Let's test two images.

(clusterCount = 4)

enter image description here

(clusterCount = 5)

enter image description here

One shortcoming of the k-means clustering is one fixed clusterCount cannot be applied to every image. Also clustering is not so fast for larger images. That's the issue annoys me a lot. My dirty method for better real time performance (on iPhone) is to crop 1/16 of the image and cluster the smaller area. Then compare all the pixels in the original image with each cluster center, and pick the pixel that are the nearest to the "black" color. I simply calculate euclidean distance between two RGB colors.

Question 4

A simple method is to just threshold all the pixels.
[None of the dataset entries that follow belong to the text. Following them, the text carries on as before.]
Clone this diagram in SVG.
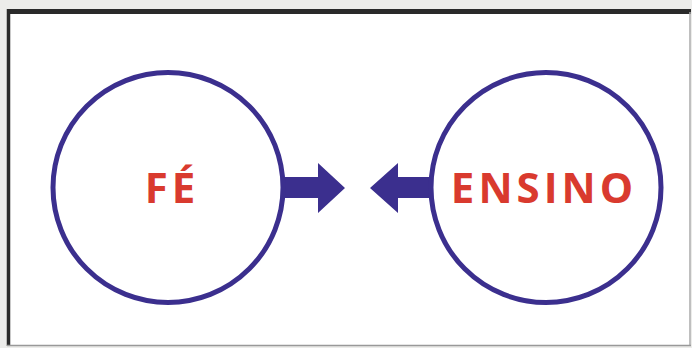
<svg xmlns="http://www.w3.org/2000/svg" width="692" height="348" viewBox="0 0 692 348">
<style>
.ring{fill:#fff;stroke:#3b2f8e;stroke-width:5}
.arrow{fill:#3b2f8e}
.lbl{font-family:"Open Sans","Liberation Sans",sans-serif;font-weight:bold;font-size:42px;fill:#d93a2e;text-anchor:middle}
</style>
<rect x="0" y="0" width="692" height="348" fill="#ececea"/>
<rect x="7" y="9" width="684" height="337" fill="#fff"/>
<line x1="7" y1="11.5" x2="691" y2="11.5" stroke="#2a2a2a" stroke-width="5"/>
<line x1="8.5" y1="9" x2="8.5" y2="346" stroke="#2a2a2a" stroke-width="3.5"/>
<line x1="690" y1="12" x2="690" y2="346" stroke="#aaa" stroke-width="1.5"/>
<line x1="7" y1="345.5" x2="691" y2="345.5" stroke="#999" stroke-width="1.5"/>
<g id="connectors">
<polygon class="arrow" points="283,177 318,177 318,163 345,188 318,213 318,198 283,198"/>
<polygon class="arrow" points="432,177 398,177 398,163 370,188 398,213 398,198 432,198"/>
</g>
<g id="fe">
<circle class="ring" cx="168" cy="187.5" r="115"/>
<text class="lbl" x="172" y="203" letter-spacing="4">FÉ</text>
</g>
<g id="ensino">
<circle class="ring" cx="546" cy="187.5" r="115"/>
<text class="lbl" x="544" y="203" letter-spacing="4">ENSINO</text>
</g>
</svg>
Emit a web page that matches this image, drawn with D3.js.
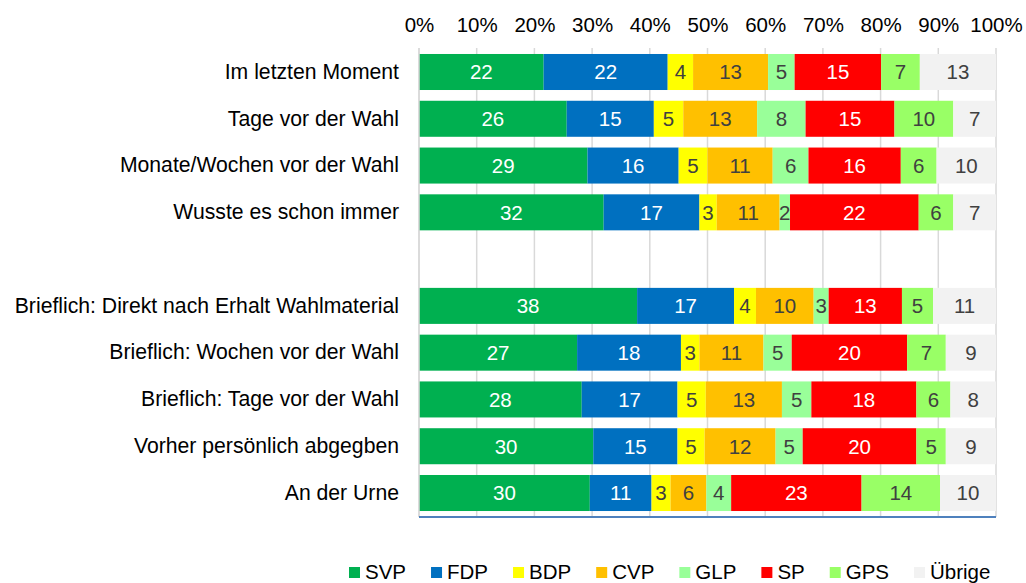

Here is this idea expressed in pseudo code.

for each pixel in image
    if brightness < THRESHOLD
        pixel = BLACK
    else
        pixel = WHITE

Or if you're always dealing with cyan, magenta and yellow backgrounds then maybe you might get better results with the criteria

if pixel.r < THRESHOLD and pixel.g < THRESHOLD and pixel.b < THRESHOLD

This method will only give good results for easy images where nothing except the black dots is too dark.

You can experiment with the value of THRESHOLD to find a good value for your images.

Question 5

I suggest to convert to some chroma-based color space, like LCH, and adjust simultaneous thresholds on lightness and chroma. Here is the result mask for L < 50 & C < 25 for the input image:

enter image description here

Seems like you need adaptive thresholds since different values work best for different areas of the image.

You may also use HSV or HSL as a color space, but they are less perceptually uniform than LCH, derived from Lab.